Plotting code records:
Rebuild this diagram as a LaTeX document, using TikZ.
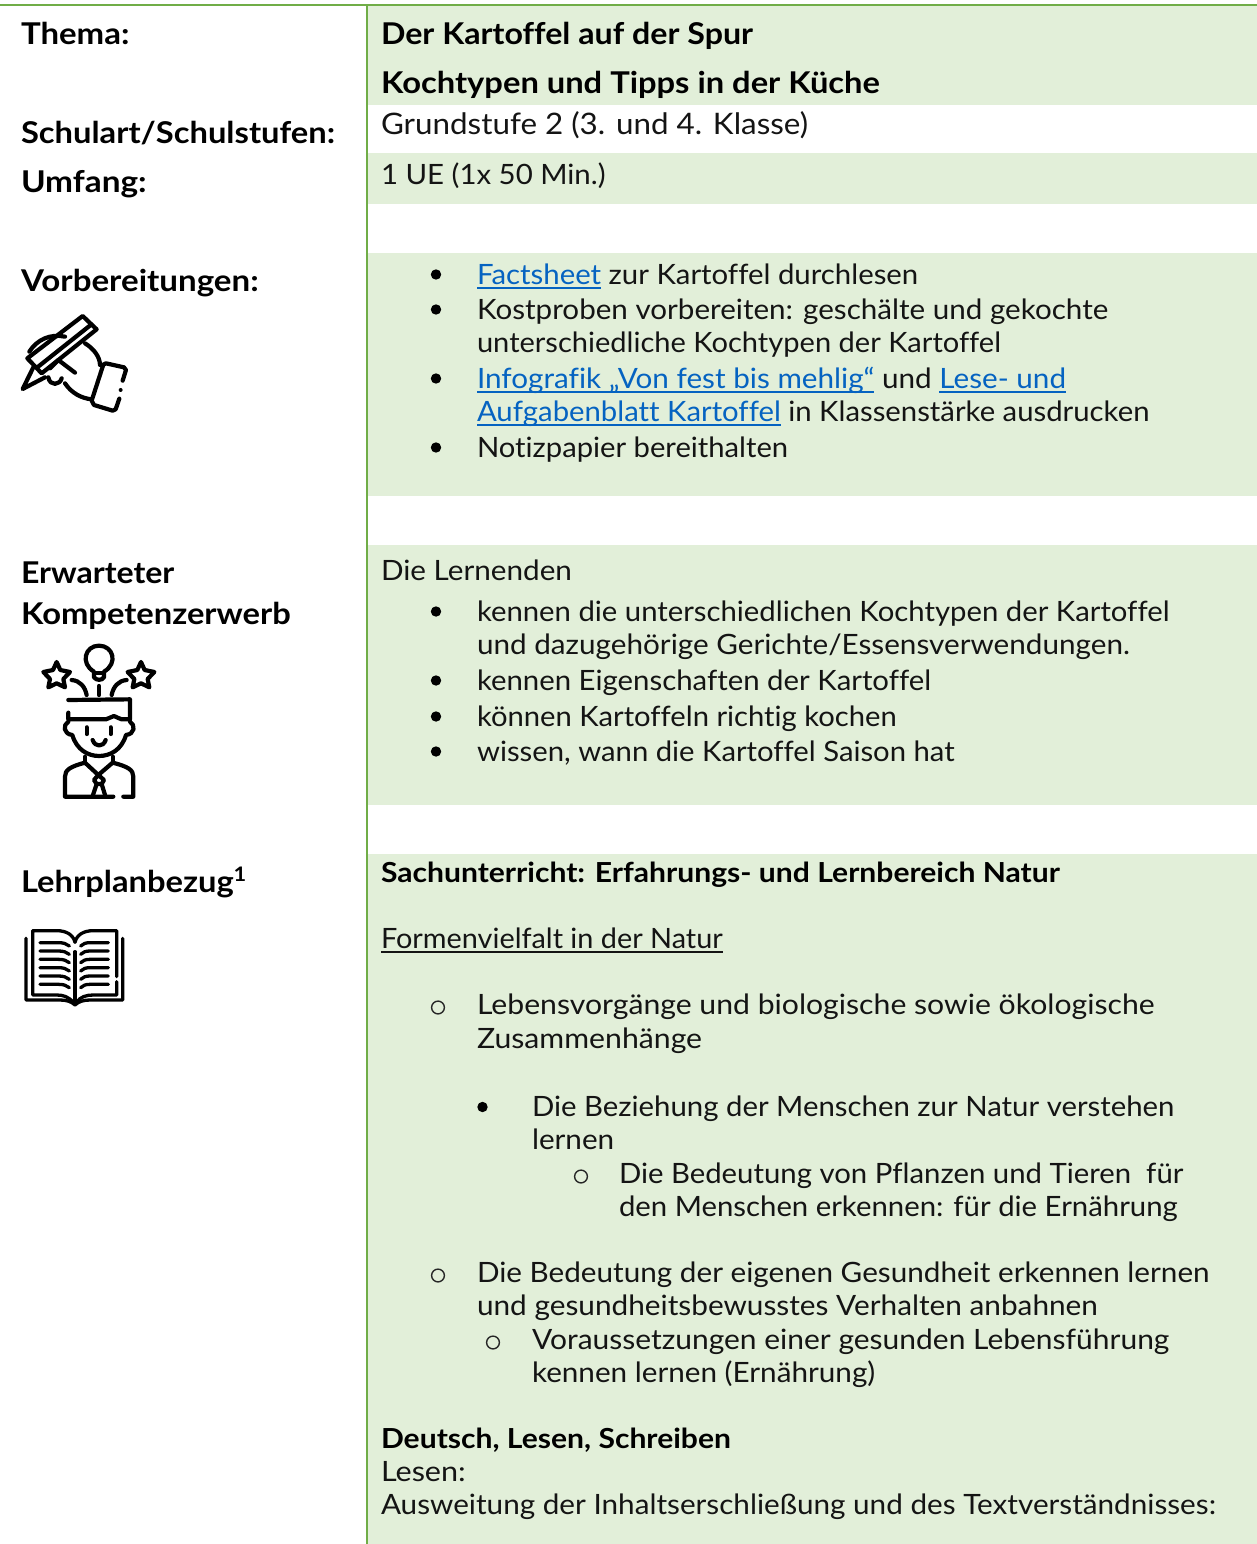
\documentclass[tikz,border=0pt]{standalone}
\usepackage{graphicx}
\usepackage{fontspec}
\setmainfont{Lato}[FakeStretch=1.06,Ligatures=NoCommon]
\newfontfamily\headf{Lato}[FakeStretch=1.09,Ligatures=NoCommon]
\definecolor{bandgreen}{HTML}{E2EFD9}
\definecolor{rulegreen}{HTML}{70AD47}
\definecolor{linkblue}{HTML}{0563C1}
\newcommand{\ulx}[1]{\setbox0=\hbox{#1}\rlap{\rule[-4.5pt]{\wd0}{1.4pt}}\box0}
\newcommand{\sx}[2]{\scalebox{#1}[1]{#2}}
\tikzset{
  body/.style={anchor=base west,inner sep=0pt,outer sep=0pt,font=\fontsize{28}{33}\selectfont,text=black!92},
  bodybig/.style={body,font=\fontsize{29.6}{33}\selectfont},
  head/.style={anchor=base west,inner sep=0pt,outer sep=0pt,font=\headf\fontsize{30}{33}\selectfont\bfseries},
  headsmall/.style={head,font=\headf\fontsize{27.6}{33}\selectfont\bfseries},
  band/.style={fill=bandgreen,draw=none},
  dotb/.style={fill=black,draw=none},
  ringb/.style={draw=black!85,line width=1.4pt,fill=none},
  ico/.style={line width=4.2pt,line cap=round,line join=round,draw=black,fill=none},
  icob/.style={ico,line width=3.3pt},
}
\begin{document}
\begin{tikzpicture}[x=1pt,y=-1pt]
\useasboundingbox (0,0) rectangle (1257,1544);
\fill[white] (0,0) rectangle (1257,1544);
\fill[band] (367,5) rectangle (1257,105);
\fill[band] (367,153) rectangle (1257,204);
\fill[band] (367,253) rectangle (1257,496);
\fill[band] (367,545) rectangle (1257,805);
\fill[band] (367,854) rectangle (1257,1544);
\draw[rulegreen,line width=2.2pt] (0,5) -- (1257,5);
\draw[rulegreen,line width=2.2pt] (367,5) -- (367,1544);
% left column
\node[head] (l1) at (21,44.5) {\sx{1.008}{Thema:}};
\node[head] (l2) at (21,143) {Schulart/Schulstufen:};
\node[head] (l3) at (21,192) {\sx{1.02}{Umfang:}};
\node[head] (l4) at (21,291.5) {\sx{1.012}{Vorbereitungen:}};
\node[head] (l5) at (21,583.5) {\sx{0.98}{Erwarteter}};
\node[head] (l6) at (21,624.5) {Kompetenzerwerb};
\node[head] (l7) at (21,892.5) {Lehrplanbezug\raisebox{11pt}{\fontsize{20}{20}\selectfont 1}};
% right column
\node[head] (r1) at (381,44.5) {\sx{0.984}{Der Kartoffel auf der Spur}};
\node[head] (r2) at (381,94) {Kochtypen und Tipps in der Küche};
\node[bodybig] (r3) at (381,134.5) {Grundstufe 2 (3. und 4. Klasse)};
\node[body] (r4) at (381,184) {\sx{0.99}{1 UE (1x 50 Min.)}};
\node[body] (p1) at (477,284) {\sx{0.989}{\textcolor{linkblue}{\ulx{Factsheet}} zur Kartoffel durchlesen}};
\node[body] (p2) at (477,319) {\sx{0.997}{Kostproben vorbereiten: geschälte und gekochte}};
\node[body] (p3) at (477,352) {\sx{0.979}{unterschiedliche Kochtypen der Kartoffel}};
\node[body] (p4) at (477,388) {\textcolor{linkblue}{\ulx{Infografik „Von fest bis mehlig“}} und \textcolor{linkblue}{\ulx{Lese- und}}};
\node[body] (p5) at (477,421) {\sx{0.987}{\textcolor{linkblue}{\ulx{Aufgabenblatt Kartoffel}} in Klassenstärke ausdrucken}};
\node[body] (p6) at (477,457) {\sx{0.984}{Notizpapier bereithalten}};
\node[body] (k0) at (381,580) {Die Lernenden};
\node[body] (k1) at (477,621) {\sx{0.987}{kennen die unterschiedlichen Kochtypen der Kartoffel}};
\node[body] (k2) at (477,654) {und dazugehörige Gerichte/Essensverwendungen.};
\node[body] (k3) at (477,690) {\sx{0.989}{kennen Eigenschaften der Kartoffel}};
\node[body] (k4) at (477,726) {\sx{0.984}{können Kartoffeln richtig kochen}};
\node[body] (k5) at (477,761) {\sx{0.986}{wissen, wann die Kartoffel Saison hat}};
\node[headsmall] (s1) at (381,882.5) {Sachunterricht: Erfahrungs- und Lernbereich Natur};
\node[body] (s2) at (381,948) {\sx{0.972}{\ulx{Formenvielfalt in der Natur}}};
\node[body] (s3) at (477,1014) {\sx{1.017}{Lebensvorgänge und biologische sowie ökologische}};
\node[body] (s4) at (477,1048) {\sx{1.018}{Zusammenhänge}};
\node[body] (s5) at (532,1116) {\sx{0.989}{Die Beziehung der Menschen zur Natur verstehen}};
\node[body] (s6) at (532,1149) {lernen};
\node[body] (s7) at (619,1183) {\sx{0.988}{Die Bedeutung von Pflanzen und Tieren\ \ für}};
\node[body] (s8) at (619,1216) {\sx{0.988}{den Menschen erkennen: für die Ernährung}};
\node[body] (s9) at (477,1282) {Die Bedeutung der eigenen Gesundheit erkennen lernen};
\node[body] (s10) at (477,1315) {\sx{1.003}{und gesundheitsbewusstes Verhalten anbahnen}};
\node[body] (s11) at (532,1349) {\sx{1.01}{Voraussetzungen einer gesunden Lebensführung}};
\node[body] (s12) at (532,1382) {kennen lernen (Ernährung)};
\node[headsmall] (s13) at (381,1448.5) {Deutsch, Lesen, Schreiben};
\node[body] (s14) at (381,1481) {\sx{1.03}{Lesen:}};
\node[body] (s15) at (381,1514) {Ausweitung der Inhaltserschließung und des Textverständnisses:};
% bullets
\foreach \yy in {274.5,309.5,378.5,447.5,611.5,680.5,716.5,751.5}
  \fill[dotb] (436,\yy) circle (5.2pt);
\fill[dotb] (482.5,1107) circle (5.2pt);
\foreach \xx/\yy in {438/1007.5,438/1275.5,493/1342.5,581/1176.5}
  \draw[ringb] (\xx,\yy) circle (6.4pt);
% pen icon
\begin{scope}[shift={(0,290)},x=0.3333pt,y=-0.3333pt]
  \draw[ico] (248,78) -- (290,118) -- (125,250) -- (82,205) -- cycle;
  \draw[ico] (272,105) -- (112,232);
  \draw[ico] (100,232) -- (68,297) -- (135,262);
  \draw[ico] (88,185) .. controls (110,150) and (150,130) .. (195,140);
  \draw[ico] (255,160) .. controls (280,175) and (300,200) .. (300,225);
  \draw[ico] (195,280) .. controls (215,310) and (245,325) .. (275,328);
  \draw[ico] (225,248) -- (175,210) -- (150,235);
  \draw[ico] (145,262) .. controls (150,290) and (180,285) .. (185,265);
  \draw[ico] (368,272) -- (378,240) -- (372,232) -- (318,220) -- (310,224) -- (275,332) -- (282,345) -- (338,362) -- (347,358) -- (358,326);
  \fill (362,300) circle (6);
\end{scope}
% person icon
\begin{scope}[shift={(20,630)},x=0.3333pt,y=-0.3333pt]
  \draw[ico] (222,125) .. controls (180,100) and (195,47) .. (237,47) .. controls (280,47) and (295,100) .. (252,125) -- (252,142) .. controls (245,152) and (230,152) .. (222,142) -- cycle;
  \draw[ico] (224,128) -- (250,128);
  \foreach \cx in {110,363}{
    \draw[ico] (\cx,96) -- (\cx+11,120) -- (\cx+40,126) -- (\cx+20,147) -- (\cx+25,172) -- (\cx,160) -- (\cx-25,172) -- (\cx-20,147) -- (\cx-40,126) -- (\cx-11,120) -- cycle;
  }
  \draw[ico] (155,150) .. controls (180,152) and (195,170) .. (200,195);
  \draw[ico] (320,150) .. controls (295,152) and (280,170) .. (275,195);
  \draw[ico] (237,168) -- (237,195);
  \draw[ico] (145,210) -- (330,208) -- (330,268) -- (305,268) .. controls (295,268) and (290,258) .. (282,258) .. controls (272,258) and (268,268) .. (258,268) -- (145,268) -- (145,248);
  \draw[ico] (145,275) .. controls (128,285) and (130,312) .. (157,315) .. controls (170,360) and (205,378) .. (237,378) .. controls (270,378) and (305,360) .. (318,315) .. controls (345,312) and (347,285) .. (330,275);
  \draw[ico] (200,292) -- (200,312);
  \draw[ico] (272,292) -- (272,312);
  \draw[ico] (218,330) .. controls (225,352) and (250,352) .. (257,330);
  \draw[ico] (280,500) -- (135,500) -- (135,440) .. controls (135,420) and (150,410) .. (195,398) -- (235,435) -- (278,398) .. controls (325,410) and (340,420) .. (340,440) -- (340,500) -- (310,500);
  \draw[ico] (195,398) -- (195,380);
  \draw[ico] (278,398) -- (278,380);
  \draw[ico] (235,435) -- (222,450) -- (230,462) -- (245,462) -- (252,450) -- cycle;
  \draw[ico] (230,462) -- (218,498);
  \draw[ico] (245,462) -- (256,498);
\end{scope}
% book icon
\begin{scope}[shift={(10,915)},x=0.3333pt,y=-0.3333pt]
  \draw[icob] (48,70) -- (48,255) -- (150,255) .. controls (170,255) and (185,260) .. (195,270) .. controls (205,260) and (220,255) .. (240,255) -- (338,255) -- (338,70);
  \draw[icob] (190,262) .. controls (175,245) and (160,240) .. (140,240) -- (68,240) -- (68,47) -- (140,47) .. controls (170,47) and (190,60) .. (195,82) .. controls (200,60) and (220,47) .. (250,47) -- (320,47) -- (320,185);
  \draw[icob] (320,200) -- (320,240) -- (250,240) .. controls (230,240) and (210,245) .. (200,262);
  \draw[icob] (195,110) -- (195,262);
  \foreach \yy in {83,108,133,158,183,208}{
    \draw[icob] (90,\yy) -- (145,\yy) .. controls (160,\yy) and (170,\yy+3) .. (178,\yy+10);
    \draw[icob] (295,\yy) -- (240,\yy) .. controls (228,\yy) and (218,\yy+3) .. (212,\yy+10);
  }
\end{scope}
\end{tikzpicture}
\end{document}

* * *

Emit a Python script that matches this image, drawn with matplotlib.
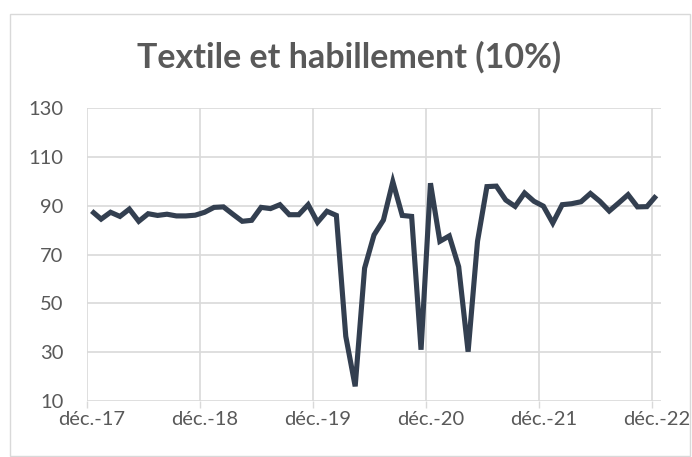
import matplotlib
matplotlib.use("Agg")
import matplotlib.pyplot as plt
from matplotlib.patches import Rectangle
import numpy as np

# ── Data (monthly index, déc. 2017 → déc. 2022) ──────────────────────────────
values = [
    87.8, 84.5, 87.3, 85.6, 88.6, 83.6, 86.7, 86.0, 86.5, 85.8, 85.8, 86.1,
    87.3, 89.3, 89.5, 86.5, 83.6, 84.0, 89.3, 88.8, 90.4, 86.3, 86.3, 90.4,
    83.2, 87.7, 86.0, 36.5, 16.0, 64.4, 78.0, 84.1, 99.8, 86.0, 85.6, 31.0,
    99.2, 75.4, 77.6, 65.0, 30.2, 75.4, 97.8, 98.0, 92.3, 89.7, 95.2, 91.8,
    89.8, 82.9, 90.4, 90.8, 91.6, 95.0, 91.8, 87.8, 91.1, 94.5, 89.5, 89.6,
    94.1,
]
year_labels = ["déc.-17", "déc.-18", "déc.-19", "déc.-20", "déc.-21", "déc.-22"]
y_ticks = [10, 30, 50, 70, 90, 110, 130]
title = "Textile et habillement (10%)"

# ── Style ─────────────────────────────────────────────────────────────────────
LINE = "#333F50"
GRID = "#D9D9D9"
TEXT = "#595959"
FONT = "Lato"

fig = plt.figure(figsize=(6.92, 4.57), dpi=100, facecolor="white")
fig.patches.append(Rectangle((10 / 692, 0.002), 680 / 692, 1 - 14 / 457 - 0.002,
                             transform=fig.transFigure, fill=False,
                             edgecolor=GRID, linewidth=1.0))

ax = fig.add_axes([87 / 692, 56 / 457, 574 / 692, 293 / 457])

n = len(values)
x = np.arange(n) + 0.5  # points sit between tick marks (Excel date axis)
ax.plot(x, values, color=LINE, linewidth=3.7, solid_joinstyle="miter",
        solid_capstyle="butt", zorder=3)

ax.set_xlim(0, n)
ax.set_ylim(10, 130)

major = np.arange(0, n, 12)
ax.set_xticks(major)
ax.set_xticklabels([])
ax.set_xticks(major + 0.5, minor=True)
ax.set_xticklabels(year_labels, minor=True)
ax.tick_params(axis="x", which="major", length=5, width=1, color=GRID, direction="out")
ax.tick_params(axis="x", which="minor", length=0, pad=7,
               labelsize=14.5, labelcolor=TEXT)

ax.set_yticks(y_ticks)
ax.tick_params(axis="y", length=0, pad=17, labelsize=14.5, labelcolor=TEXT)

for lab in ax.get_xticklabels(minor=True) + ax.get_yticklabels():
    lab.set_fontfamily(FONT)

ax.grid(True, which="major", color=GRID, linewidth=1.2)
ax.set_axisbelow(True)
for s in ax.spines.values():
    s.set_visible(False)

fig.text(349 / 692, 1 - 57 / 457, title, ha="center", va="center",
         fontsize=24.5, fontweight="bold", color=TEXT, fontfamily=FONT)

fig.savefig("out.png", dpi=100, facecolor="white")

**Stated goal:**
Could you quote, word for word, only the lines from the one containing "Emit a Python" through the one containing "import numpy as np", both included, and leave out any pictures?

**Finished task:**
Emit a Python script that matches this image, drawn with matplotlib.
import matplotlib
matplotlib.use("Agg")
import matplotlib.pyplot as plt
from matplotlib.patches import Rectangle
import numpy as np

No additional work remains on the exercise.